REQUIREMENT -> Take the lines of the data below from the very first through the line containing "(mention label) at" and output them exactly, pictures excluded.

☆ ☆ ☆ ☆ ☆

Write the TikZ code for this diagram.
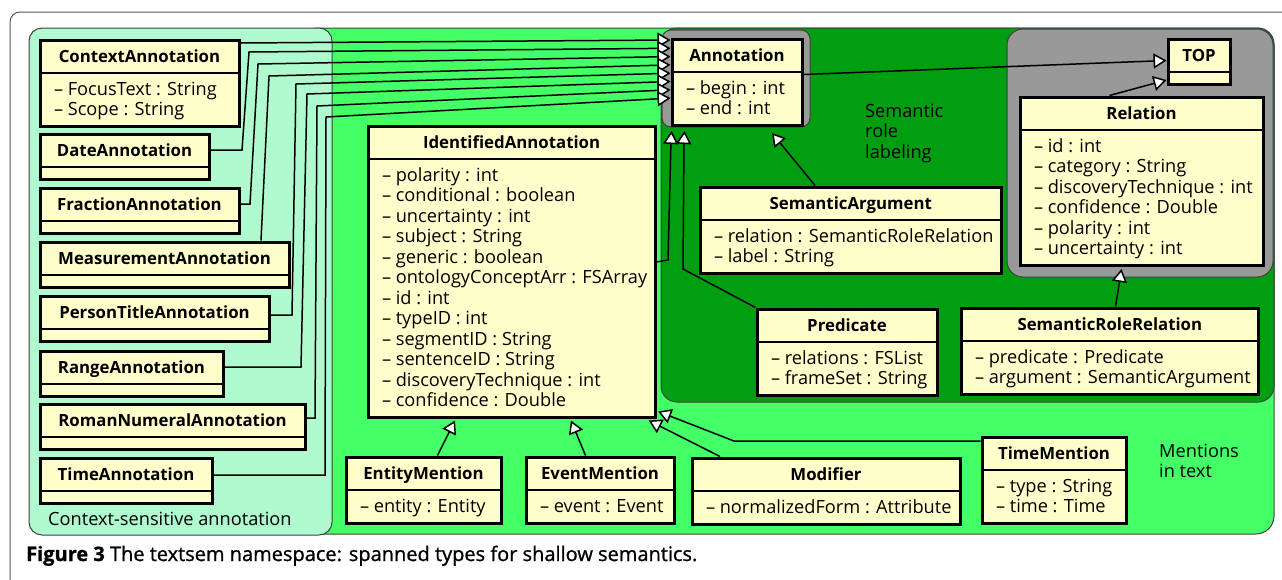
\documentclass[tikz,border=0pt]{standalone}
\usepackage{fontspec}
\setmainfont{Open Sans}
\newfontfamily\capfont{Open Sans}[FakeBold=1]
\usetikzlibrary{shapes.multipart,arrows.meta,calc}

\definecolor{mint}{HTML}{B0FAD0}
\definecolor{brightgreen}{HTML}{44FF66}
\definecolor{darkgreen}{HTML}{009E10}
\definecolor{pkggray}{HTML}{999999}
\definecolor{classfill}{HTML}{FFFFCC}
\definecolor{framegray}{HTML}{555555}

\newcommand{\attrfont}{\fontsize{18.2}{20.5}\selectfont\lineskiplimit=-20pt}
\newcommand{\rowstrut}{\rule[-4.6pt]{0pt}{20.5pt}}
\newcommand{\clsname}[1]{\rowstrut{\fontsize{16.8}{20.5}\selectfont\bfseries #1}}
\newcommand{\attr}[1]{\hspace*{6pt}\rowstrut\textendash{} #1}
\newcommand{\noattr}{\rule{0.1pt}{0pt}}

\begin{document}
\begin{tikzpicture}[
    x=1pt, y=-1pt,
    every node/.style={font=\attrfont},
    cls/.style={rectangle split, rectangle split parts=2,
        rectangle split part align={center,left},
        rectangle split draw splits=false,
        draw, line width=3pt, fill=classfill, align=left,
        inner xsep=8pt, inner ysep=4.75pt, anchor=north west},
    split/.style={line width=1.5pt},
    region/.style={draw=black!75, line width=1pt, rounded corners=18pt},
    tag/.style={align=left, inner sep=0pt, anchor=north west},
    gen/.style={line width=1.5pt, -{Triangle[length=13pt, width=15pt, fill=white]}}
    ]

\useasboundingbox (0,0) rectangle (1282,579);
\clip (0,0) rectangle (1282,579);

% Frame and packages
\draw[framegray, line width=1pt, rounded corners=10pt] (10,12) rectangle (1320,640);
\filldraw[fill=brightgreen, region] (300,28) rectangle (1274,534);
\filldraw[fill=mint, region, rounded corners=13pt] (29,28) rectangle (332,535);
\filldraw[fill=darkgreen, region, rounded corners=16pt] (661,28) rectangle (1274,402);
\filldraw[fill=pkggray, region, rounded corners=9pt] (662,30) rectangle (810,127);
\filldraw[fill=pkggray, region, rounded corners=16pt] (1007,29) rectangle (1273,277);

\node[tag, anchor=base west] (ctx label) at (48,525) {Context-sensitive annotation};
\node[tag] (srl label) at (865,102.6) {\strut Semantic\\\strut role\\\strut labeling};
\node[tag] (mention label) at (1159,442.6) {\strut Mentions\\\strut in text};

% Context-sensitive annotation
\node[cls, minimum width=199pt] (ctx) at (38.5,38.5)
    {\clsname{ContextAnnotation}\nodepart{two}\attr{FocusText : String}\\\attr{Scope : String}};
\node[cls, minimum width=169pt] (date) at (38.5,132.5) {\clsname{DateAnnotation}\nodepart{two}\noattr};
\node[cls, minimum width=199pt] (frac) at (38.5,186.5) {\clsname{FractionAnnotation}\nodepart{two}\noattr};
\node[cls, minimum width=249pt] (meas) at (38.5,240.5) {\clsname{MeasurementAnnotation}\nodepart{two}\noattr};
\node[cls, minimum width=229pt] (person) at (38.5,294.5) {\clsname{PersonTitleAnnotation}\nodepart{two}\noattr};
\node[cls, minimum width=183pt] (range) at (38.5,349.5) {\clsname{RangeAnnotation}\nodepart{two}\noattr};
\node[cls, minimum width=265pt] (roman) at (38.5,402.5) {\clsname{RomanNumeralAnnotation}\nodepart{two}\noattr};
\node[cls, minimum width=172pt] (timeann) at (38.5,456.5) {\clsname{TimeAnnotation}\nodepart{two}\noattr};

% Core types
\node[cls, minimum width=130pt] (ann) at (670.5,37.5)
    {\clsname{Annotation}\nodepart{two}\attr{begin : int}\\\attr{end : int}};
\node[cls, minimum width=62pt] (top) at (1166.5,37.5) {\clsname{TOP}\nodepart{two}\noattr};
\node[cls, minimum width=243pt] (rel) at (1018.5,95.5)
    {\clsname{Relation}\nodepart{two}\attr{id : int}\\\attr{category : String}\\
     \attr{discoveryTechnique : int}\\\attr{confidence : Double}\\
     \attr{polarity : int}\\\attr{uncertainty : int}};

% Semantic role labeling
\node[cls, minimum width=299pt] (semarg) at (698.5,185.5)
    {\clsname{SemanticArgument}\nodepart{two}\attr{relation : SemanticRoleRelation}\\\attr{label : String}};
\node[cls, minimum width=180pt] (pred) at (755.5,307.5)
    {\clsname{Predicate}\nodepart{two}\attr{relations : FSList}\\\attr{frameSet : String}};
\node[cls, minimum width=294pt] (srr) at (959.5,306.5)
    {\clsname{SemanticRoleRelation}\nodepart{two}\attr{predicate : Predicate}\\\attr{argument : SemanticArgument}};

% Mentions in text
\node[cls, minimum width=285pt] (ident) at (366.5,124.5)
    {\clsname{IdentifiedAnnotation}\nodepart{two}\attr{polarity : int}\\\attr{conditional : boolean}\\
     \attr{uncertainty : int}\\\attr{subject : String}\\\attr{generic : boolean}\\
     \attr{ontologyConceptArr : FSArray}\\\attr{id : int}\\\attr{typeID : int}\\
     \attr{segmentID : String}\\\attr{sentenceID : String}\\
     \attr{discoveryTechnique : int}\\\attr{confidence : Double}};
\node[cls, minimum width=155pt] (entity) at (344.5,455.5)
    {\clsname{EntityMention}\nodepart{two}\attr{entity : Entity}};
\node[cls, minimum width=148pt] (event) at (524.5,455.5)
    {\clsname{EventMention}\nodepart{two}\attr{event : Event}};
\node[cls, minimum width=268pt] (modifier) at (690.5,456.5)
    {\clsname{Modifier}\nodepart{two}\attr{normalizedForm : Attribute}};
\node[cls, minimum width=144pt] (timemen) at (980.5,435.5)
    {\clsname{TimeMention}\nodepart{two}\attr{type : String}\\\attr{time : Time}};

% Compartment lines
\foreach \c in {ctx,date,frac,meas,person,range,roman,timeann,ann,top,rel,
                semarg,pred,srr,ident,entity,event,modifier,timemen}
    \draw[split] (\c.text split west) -- (\c.text split east);

% Generalizations to Annotation
\draw[gen] ($(ctx.north east)+(0,4.5)$) -- ($(ann.north west)+(0,2.5)$);
\draw[gen] ($(date.north east)+(0,17.5)$) -- (242,150) -- (249,52) -- ($(ann.north west)+(0,10.8)$);
\draw[gen] ($(frac.north east)+(0,17.5)$) -- (250,204) -- (258,64) -- ($(ann.north west)+(0,19.1)$);
\draw[gen] ($(meas.north west)+(222.5,0)$) -- (269,76) -- ($(ann.north west)+(0,27.4)$);
\draw[gen] ($(person.north east)+(0,20.5)$) -- (292,315) -- (296,84) -- ($(ann.north west)+(0,35.7)$);
\draw[gen] ($(range.north east)+(0,17.5)$) -- (301,367) -- (307,94) -- ($(ann.north west)+(0,44)$);
\draw[gen] ($(roman.north east)+(0,15.5)$) -- (315,418) -- (317,106) -- ($(ann.north west)+(0,52.3)$);
\draw[gen] ($(timeann.north east)+(0,18.5)$) -- (325,475) -- (326,117) -- ($(ann.north west)+(0,60.6)$);
\draw[gen] ($(ident.north east)+(0,137.5)$) -- (668,260) -- (671,140) -- ($(ann.south west)+(1,4)$);
\draw[gen] (pred.north west) -- (683,269) -- (684,140) -- ($(ann.south west)+(14,4)$);
\draw[gen] ($(semarg.north west)+(116.5,0)$) -- ($(ann.south west)+(101.5,6)$);

% Generalizations to TOP and Relation
\draw[gen] ($(ann.north east)+(0,37)$) -- ($(top.north west)+(0,23)$);
\draw[gen] ($(rel.north west)+(91,0)$) -- ($(top.south west)+(0,-6)$);
\draw[gen] ($(srr.north west)+(156,0)$) -- ($(rel.south west)+(103,2)$);

% Generalizations to IdentifiedAnnotation
\draw[gen] ($(entity.north west)+(93,0)$) -- ($(ident.south west)+(88.5,1.5)$);
\draw[gen] ($(event.north west)+(61,0)$) -- ($(ident.south west)+(204.5,1.5)$);
\draw[gen] ($(modifier.north west)+(29.5,0)$) -- ($(ident.south east)+(-8,1.5)$);
\draw[gen] ($(timemen.north west)+(0,5.5)$) -- (734,441) -- ($(ident.south east)+(1.5,-7.5)$);

\node[anchor=base west, inner sep=0pt, font=\capfont\fontsize{20}{22}\selectfont] (caption) at (26,561)
    {\textbf{Figure 3} The textsem namespace: spanned types for shallow semantics.};

\end{tikzpicture}
\end{document}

☆ ☆ ☆ ☆ ☆

FULL OUTPUT ->
Write the TikZ code for this diagram.
\documentclass[tikz,border=0pt]{standalone}
\usepackage{fontspec}
\setmainfont{Open Sans}
\newfontfamily\capfont{Open Sans}[FakeBold=1]
\usetikzlibrary{shapes.multipart,arrows.meta,calc}

\definecolor{mint}{HTML}{B0FAD0}
\definecolor{brightgreen}{HTML}{44FF66}
\definecolor{darkgreen}{HTML}{009E10}
\definecolor{pkggray}{HTML}{999999}
\definecolor{classfill}{HTML}{FFFFCC}
\definecolor{framegray}{HTML}{555555}

\newcommand{\attrfont}{\fontsize{18.2}{20.5}\selectfont\lineskiplimit=-20pt}
\newcommand{\rowstrut}{\rule[-4.6pt]{0pt}{20.5pt}}
\newcommand{\clsname}[1]{\rowstrut{\fontsize{16.8}{20.5}\selectfont\bfseries #1}}
\newcommand{\attr}[1]{\hspace*{6pt}\rowstrut\textendash{} #1}
\newcommand{\noattr}{\rule{0.1pt}{0pt}}

\begin{document}
\begin{tikzpicture}[
    x=1pt, y=-1pt,
    every node/.style={font=\attrfont},
    cls/.style={rectangle split, rectangle split parts=2,
        rectangle split part align={center,left},
        rectangle split draw splits=false,
        draw, line width=3pt, fill=classfill, align=left,
        inner xsep=8pt, inner ysep=4.75pt, anchor=north west},
    split/.style={line width=1.5pt},
    region/.style={draw=black!75, line width=1pt, rounded corners=18pt},
    tag/.style={align=left, inner sep=0pt, anchor=north west},
    gen/.style={line width=1.5pt, -{Triangle[length=13pt, width=15pt, fill=white]}}
    ]

\useasboundingbox (0,0) rectangle (1282,579);
\clip (0,0) rectangle (1282,579);

% Frame and packages
\draw[framegray, line width=1pt, rounded corners=10pt] (10,12) rectangle (1320,640);
\filldraw[fill=brightgreen, region] (300,28) rectangle (1274,534);
\filldraw[fill=mint, region, rounded corners=13pt] (29,28) rectangle (332,535);
\filldraw[fill=darkgreen, region, rounded corners=16pt] (661,28) rectangle (1274,402);
\filldraw[fill=pkggray, region, rounded corners=9pt] (662,30) rectangle (810,127);
\filldraw[fill=pkggray, region, rounded corners=16pt] (1007,29) rectangle (1273,277);

\node[tag, anchor=base west] (ctx label) at (48,525) {Context-sensitive annotation};
\node[tag] (srl label) at (865,102.6) {\strut Semantic\\\strut role\\\strut labeling};
\node[tag] (mention label) at (1159,442.6) {\strut Mentions\\\strut in text};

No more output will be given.